1. Some apparent profits are due to antisocial or criminal acts. Cheating, lying, breaking of contracts, bribery of public officials, and many similar acts may greatly increase individual incomes. These are not profits, as the term is here understood, but they are hard to distinguish from profits in practical life. One man gains a temporary success by acts that are later punished as crimes; another, guilty of like deeds, escapes conviction for lack of evidence or on technicalities, and enjoys ill-gotten wealth. More fortunes, however, are due to actions on the border-line of ethics, which society is not yet honest enough to condemn or wise enough to prevent. No code of laws can be framed that will make possible the punishment of all antisocial acts. Any law that would catch all the guilty would injure many of the innocent. Economic analysis may exclude from the concept of profits the gains made by such means, but only omniscience could distinguish them in every actual case from "swag and boodle."

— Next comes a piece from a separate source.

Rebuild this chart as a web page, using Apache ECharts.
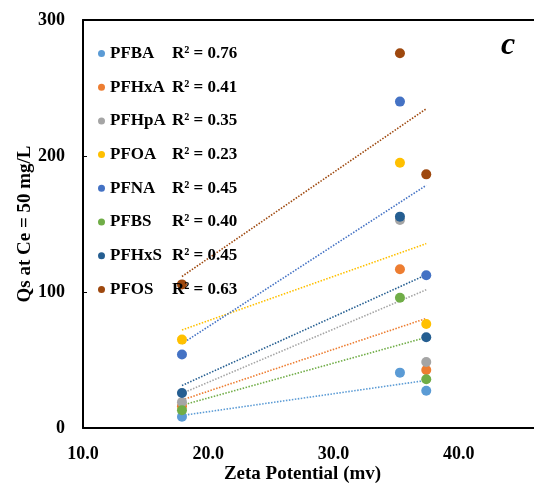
<!DOCTYPE html>
<html><head><meta charset="utf-8">
<script src="https://cdn.jsdelivr.net/npm/echarts@6/dist/echarts.min.js"></script>
<style>html,body{margin:0;padding:0;background:#fff}#c{width:534px;height:484px}</style>
</head><body><div id="c"></div>
<script>
const seriesNames = ['PFBA','PFHxA','PFHpA','PFOA','PFNA','PFBS','PFHxS','PFOS'];
const r2Labels = ['0.76','0.41','0.35','0.23','0.45','0.40','0.45','0.63'];
const colors = ['#5B9BD5','#ED7D31','#A5A5A5','#FFC000','#4472C4','#70AD47','#255E91','#9E480E'];
const zeta = [17.9, 35.3, 37.4];
const PFBA  = [8.3, 40.7, 27.4];
const PFHxA = [16, 116.7, 42.6];
const PFHpA = [19, 153, 48.5];
const PFOA  = [65, 195, 76.5];
const PFNA  = [54, 240, 112.3];
const PFBS  = [13, 95.8, 35.8];
const PFHxS = [25.7, 155.4, 66.7];
const PFOS  = [105.6, 275.5, 186.5];
const values = [PFBA, PFHxA, PFHpA, PFOA, PFNA, PFBS, PFHxS, PFOS];
const xTicks = [10, 20, 30, 40];

const FONT = '"Liberation Serif","Times New Roman",serif';

function fit(xs, ys) {
  const n = xs.length;
  const mx = xs.reduce((a,b)=>a+b,0)/n, my = ys.reduce((a,b)=>a+b,0)/n;
  let sxy=0, sxx=0;
  for (let i=0;i<n;i++){ sxy += (xs[i]-mx)*(ys[i]-my); sxx += (xs[i]-mx)**2; }
  const m = sxy/sxx, b = my - m*mx;
  const x0 = Math.min(...xs), x1 = Math.max(...xs);
  return [[x0, m*x0+b],[x1, m*x1+b]];
}

const series = [];
seriesNames.forEach((name, i) => {
  series.push({
    name: name + ' trend', type: 'line', data: fit(zeta, values[i]),
    symbol: 'none', silent: true, z: 1,
    lineStyle: { color: colors[i], width: 1.6, type: [1.5, 1.5] }
  });
});
seriesNames.forEach((name, i) => {
  series.push({
    name: name, type: 'scatter', symbol: 'circle', symbolSize: 10, z: 3,
    itemStyle: { color: colors[i], opacity: 1 },
    data: zeta.map((x, j) => [x, values[i][j]])
  });
});

const chart = echarts.init(document.getElementById('c'));
chart.setOption({
  animation: false,
  backgroundColor: '#fff',
  color: colors,
  grid: { left: 83, top: 20, height: 408, width: 451, outerBoundsMode: 'none', containLabel: false,
          show: false },
  legend: {
    data: seriesNames, orient: 'vertical', left: 93, top: 40,
    icon: 'circle', itemWidth: 7, itemHeight: 7, itemGap: 16.7,
    formatter: function (name) {
      const i = seriesNames.indexOf(name);
      return '{n|' + name + '}{r|R² = ' + r2Labels[i] + '}';
    },
    textStyle: {
      fontFamily: FONT, fontWeight: 'bold', fontSize: 17, color: '#000',
      rich: {
        n: { width: 62, fontFamily: FONT, fontWeight: 'bold', fontSize: 17, color: '#000', lineHeight: 17 },
        r: { fontFamily: FONT, fontWeight: 'bold', fontSize: 17, color: '#000', lineHeight: 17 }
      }
    }
  },
  graphic: [{
    type: 'text', left: 501, top: 30,
    style: { text: 'c', font: 'italic bold 32px ' + FONT, fill: '#000' }
  }],
  xAxis: [{
    type: 'value', min: 10, max: 46, interval: 10,
    name: 'Zeta Potential (mv)', nameLocation: 'middle', nameGap: 37, nameMoveOverlap: false,
    nameTextStyle: { fontFamily: FONT, fontWeight: 'bold', fontSize: 19, color: '#000', padding: [0, 12, 0, 0] },
    axisLine: { show: true, lineStyle: { color: '#000', width: 2 } },
    axisTick: { show: false },
    splitLine: { show: false },
    axisLabel: {
      margin: 17, fontFamily: FONT, fontWeight: 'bold', fontSize: 18, color: '#000',
      showMaxLabel: false,
      formatter: v => xTicks.includes(v) ? v.toFixed(1) : ''
    }
  }, {
    type: 'value', position: 'top', min: 10, max: 46,
    axisLine: { show: true, onZero: false, lineStyle: { color: '#000', width: 2 } },
    axisTick: { show: false }, axisLabel: { show: false }, splitLine: { show: false }
  }],
  yAxis: {
    type: 'value', min: 0, max: 300, interval: 100,
    name: 'Qs at Ce = 50 mg/L', nameLocation: 'middle', nameGap: 48, nameRotate: 90, nameMoveOverlap: false,
    nameTextStyle: { fontFamily: FONT, fontWeight: 'bold', fontSize: 19, color: '#000' },
    axisLine: { show: true, lineStyle: { color: '#000', width: 2 } },
    axisTick: { show: true, inside: true, length: 4, lineStyle: { color: '#000', width: 1 } },
    splitLine: { show: false },
    axisLabel: { margin: 18, fontFamily: FONT, fontWeight: 'bold', fontSize: 18, color: '#000' }
  },
  series: series
});
</script>
</body></html>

Antisocial or pseudo-profits.

2. Some profits are the result of pure chance or luck. What is luck? A result that is not calculable, coming to pass in conditions where a rational choice is not possible, is called luck, for lack of another name. Now pure luck often brings temporary profit to the individual, but chance does not in the least account for the average and abiding profits. There is bad luck as well as good luck. According to the law of chance, in the tossing of a coin for "heads and tails," one side is as likely to come up as the other, and in the long run the number of heads and tails will be equal. Where cases are numerous, losses and gains distribute themselves about a general average, and may be eliminated by insurance, as that against fire, flood, lightning, against sickness of the employer, which would cripple the business, or against his death, which would check it. But many factors evade all attempts to reduce them to rule, and chance remains a considerable factor in the success of many individuals. It still sometimes appears better to be born lucky than rich.

Chance profits.

Profits due to a union of chance and choice.

3. Some profits are temporary gains from happy but not entirely accidental choice of the best course. Many cases of profit said to be due to chance are found on closer knowledge to be due to superior judgment. A slight advantage in choice will give now and then apparently chance gains. The adventurer who, on the discovery of gold, goes at once to California or to Alaska, may stumble upon a gold-mine. It is luck; but if he stays at home it is more likely, according to the theory of chances, that he will stumble over an ash-heap. In places where gold-mines are comparatively plentiful, one takes chances between a load of lead and a bag of money. Throughout life there is constant opportunity, but it must be sought. One who has the good judgment to be ever at the right time at the place where he has the best chance of stumbling upon a good thing, usually gets the advantage, and men call it luck. The more the causes of success in general are studied, the larger is found the element of choice, the smaller that of luck. Some writers make these temporary gains the essence of profits. Considering that profits are always due to the introduction of new and better methods, and not to the continued use of better ones, they argue that as the knowledge of these becomes common property profits will disappear. But this in our view is a partial truth.

Skill the essential condition of continuing profits.

4. Continuing profits arise from the continued exercise of superior judgment. After all the chance elements are taken into account, there remain differences in the abilities of men, and a continued and ever-renewed need of organizing power. Profits, being recognized as due to these differences in the abilities just as rent is due to differences in the fertility and efficiency of goods, have therefore been called differential gains. There would be no objection to the term were it not intended to emphasize a supposed difference between profits and rents on the one hand and interest and-wages on the other.

Some writers have so magnified the thought that the enterpriser's function is to assume risk, as to make it a denial of the view that profits are the earnings of ability. The risks of business are not those of the throwing of dice in which (if it is fair) skill plays no part, and gains in the long run offset losses. Business risks are rather those of the rope-walker in crossing Niagara; the task is easily undertaken by the skilful Blondin, it is fatally dangerous to the man of unsteady nerve and limb. Profits are due not to risks, but to superior skill in taking risks. They are not subtracted from the gains of labor but are earned, in the same sense in which the wages of skilled labor are earned. So long as some men have better organizing ability than others, have better judgment, are better able to take the risks, there is reason to believe that profits will continue.

Profits are the share, or income, of the enterpriser for his skill in directing industry and in assuming the risks. Despite the complex influences, they are determined by his contribution to industry essentially as is the value of any skilled service.

Risk of loss reduced by skill.

Questions On Chapter 31. The Law Of Profits

1. Business being poor, one employer is making good profits; how different will be the wages he pays from those paid by the unsuccessful employer?

2. How many of the men you know at the head of large businesses started life poor?

3. Was the rise in fortune due most often to chance, inheritance of wealth, or exceptional ability and power of work?

4. How should the income of an inventor be classified, as wages or profits?

5. Are the profits of the employer deducted from wages? Are the high wages of skilled labor deducted from the wages of unskilled?